A “SELL THE NEWS” EARNINGS SEASON COMING UP?
Stocks have been on a tear as investors price in a very strong earnings season for Q1, but how much of this is actually in the market already? David Rosenberg notes that stocks are unlikely to continue their rally based on the high levels of optimism and low negative preannouncements:
“Finally, Q1 earnings season kicks off today with Alcoa after the bell. There is a nifty little article on page C1 of the WSJ which notes that when we head into quarters with tremendous optimism and a very low negative earnings preannouncement ratio like we have now (1.3x versus the long-turn norm of 2.1x), the equity market struggles in the first month of the reporting season as either the results do not live up to their billing or they do and a round of profit-taking takes hold. When negative pre-announcements are low, the S&P 500 is down 1% on average the first month of the reporting quarter. When pessimism is high and the negative pre-announcement ratio is above-normal, the market rallies an average of 2.1%.”
Source: Gluskin Sheff



Time will tell I guess. I really question whether or not the markets will permit a traditional 10% correction ever again. We got close in January, but there was an intra-day reversal and, the next thing you know, the worst close was no lower than 8% or so from the peak. As soon as we get close to what would likely be an entry point for a lot of “cash on the sidelines,” traders trying to get ahead of the curve plunge in and start driving the market back up. It seems like the handful of folks who are buying and selling are so zealous to drive prices up that there won’t be an opportunity for people who missed this most recent rally to get back in anytime soon.

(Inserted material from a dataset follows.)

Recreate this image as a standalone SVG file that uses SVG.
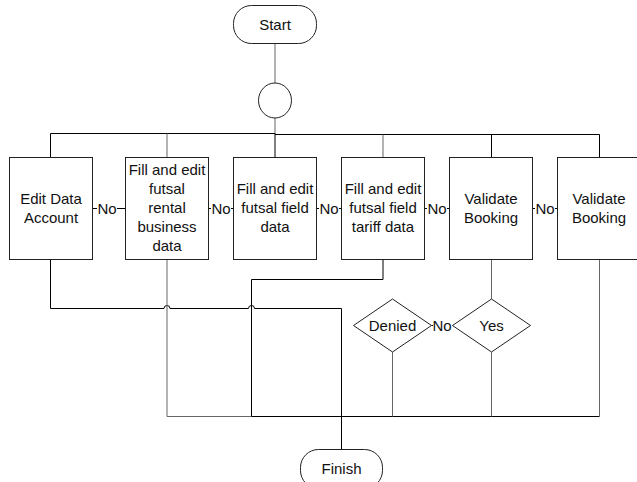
<svg xmlns="http://www.w3.org/2000/svg" width="637" height="482" viewBox="0 0 637 482">
<style>
  .box { fill: #fff; stroke: #222; stroke-width: 1; }
  .term { fill: #fff; stroke: #222; stroke-width: 1; }
  .t { font-family: "Liberation Sans", Arial, sans-serif; font-size: 15px; fill: #111; text-anchor: middle; }
  .c { fill: none; stroke: #000; stroke-width: 1; }
  .g { fill: none; stroke: #666; stroke-width: 1; }
  .bg { fill: #fff; }
</style>
<rect width="637" height="482" fill="#fff"/>
<g id="connectors">
  <path class="g" d="M275 44 V83"/>
  <path class="g" d="M275 118 V133"/>
  <path class="c" d="M50.5 157.5 V133.5 H275"/>
  <path class="g" d="M167 133.5 V157.5"/>
  <path class="c" d="M275 133 V157.5" stroke-width="2"/>
  <path class="c" d="M275 134.5 H599.5 V157.5"/>
  <path class="g" d="M383 134.5 V157.5"/>
  <path class="c" d="M491.5 134.5 V157.5"/>
  <path class="c" d="M92.5 208.5 H125.5 M208.5 208.5 H233.5 M316.5 208.5 H341.5 M424.5 208.5 H449.5 M532.5 208.5 H557.5"/>
  <path class="c" d="M50.5 259.5 V308.5 H164 A3 3 0 0 1 170 308.5 H248.5 A3 3 0 0 1 254.5 308.5 H341.5 V449.5"/>
  <path class="g" d="M167 259.5 V416.5 H251.5"/>
  <path class="c" d="M383 259.5 V279.5 H251.5 V416.5 H599.5"/>
  <path class="g" d="M599.5 259.5 V416.5"/>
  <path class="g" d="M491.5 259.5 V299"/>
  <path class="g" d="M392.5 352 V416.5"/>
  <path class="g" d="M491.5 352 V416.5"/>
  <path class="c" d="M431.5 325.5 H452.5"/>
</g>
<g id="labels">
  <rect class="bg" x="97" y="200" width="20" height="16"/>
  <text class="t" x="107" y="213.5">No</text>
  <rect class="bg" x="211" y="200" width="20" height="16"/>
  <text class="t" x="221" y="213.5">No</text>
  <rect class="bg" x="319" y="200" width="20" height="16"/>
  <text class="t" x="329" y="213.5">No</text>
  <rect class="bg" x="427" y="200" width="20" height="16"/>
  <text class="t" x="437" y="213.5">No</text>
  <rect class="bg" x="535" y="200" width="20" height="16"/>
  <text class="t" x="545" y="213.5">No</text>
  <rect class="bg" x="433" y="317" width="19" height="16"/>
  <text class="t" x="442" y="330.5">No</text>
</g>
<g id="start">
  <rect class="term" x="233.5" y="5.5" width="83" height="38" rx="18"/>
  <text class="t" x="275" y="30">Start</text>
</g>
<g id="junction">
  <ellipse class="term" cx="275" cy="100.5" rx="16.5" ry="17.5"/>
</g>
<g id="edit-data-account">
  <rect class="box" x="9.5" y="157.5" width="83" height="102"/>
  <text class="t" x="51" y="203.5">Edit Data</text>
  <text class="t" x="51" y="223">Account</text>
</g>
<g id="fill-business">
  <rect class="box" x="125.5" y="157.5" width="83" height="102"/>
  <text class="t" x="167" y="175">Fill and edit</text>
  <text class="t" x="167" y="194">futsal</text>
  <text class="t" x="167" y="213">rental</text>
  <text class="t" x="167" y="232">business</text>
  <text class="t" x="167" y="251">data</text>
</g>
<g id="fill-field">
  <rect class="box" x="233.5" y="157.5" width="83" height="102"/>
  <text class="t" x="275" y="194">Fill and edit</text>
  <text class="t" x="275" y="213">futsal field</text>
  <text class="t" x="275" y="232">data</text>
</g>
<g id="fill-tariff">
  <rect class="box" x="341.5" y="157.5" width="83" height="102"/>
  <text class="t" x="383" y="194">Fill and edit</text>
  <text class="t" x="383" y="213">futsal field</text>
  <text class="t" x="383" y="232">tariff data</text>
</g>
<g id="validate-1">
  <rect class="box" x="449.5" y="157.5" width="83" height="102"/>
  <text class="t" x="491" y="203.5">Validate</text>
  <text class="t" x="491" y="223">Booking</text>
</g>
<g id="validate-2">
  <rect class="box" x="557.5" y="157.5" width="84" height="102"/>
  <text class="t" x="599" y="203.5">Validate</text>
  <text class="t" x="599" y="223">Booking</text>
</g>
<g id="denied">
  <polygon class="box" points="392.5,299 431.5,325.5 392.5,352 353.5,325.5"/>
  <text class="t" x="392.5" y="330.5">Denied</text>
</g>
<g id="yes">
  <polygon class="box" points="491.5,299 530.5,325.5 491.5,352 452.5,325.5"/>
  <text class="t" x="491.5" y="330.5">Yes</text>
</g>
<g id="finish">
  <rect class="term" x="300.5" y="449.5" width="82" height="39" rx="18"/>
  <text class="t" x="341.5" y="473.5">Finish</text>
</g>
</svg>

I don’t know if Bollinger Bands and short-term moving averages (like 20 days) mean anything, but the S&P 500 has been coasting along (and recently breaching) the upper Bolling Band of its 20-day SMA for weeks now. And, in fact, the lower Bollinger Band of the 20-day SMA is actually above both the 50 and 100 day SMAs. I’m not sure, but I think this makes it, as Hussman puts it, “strenuously overbought.”
But does it even matter? Maybe mean reversion has also gone out of style as well?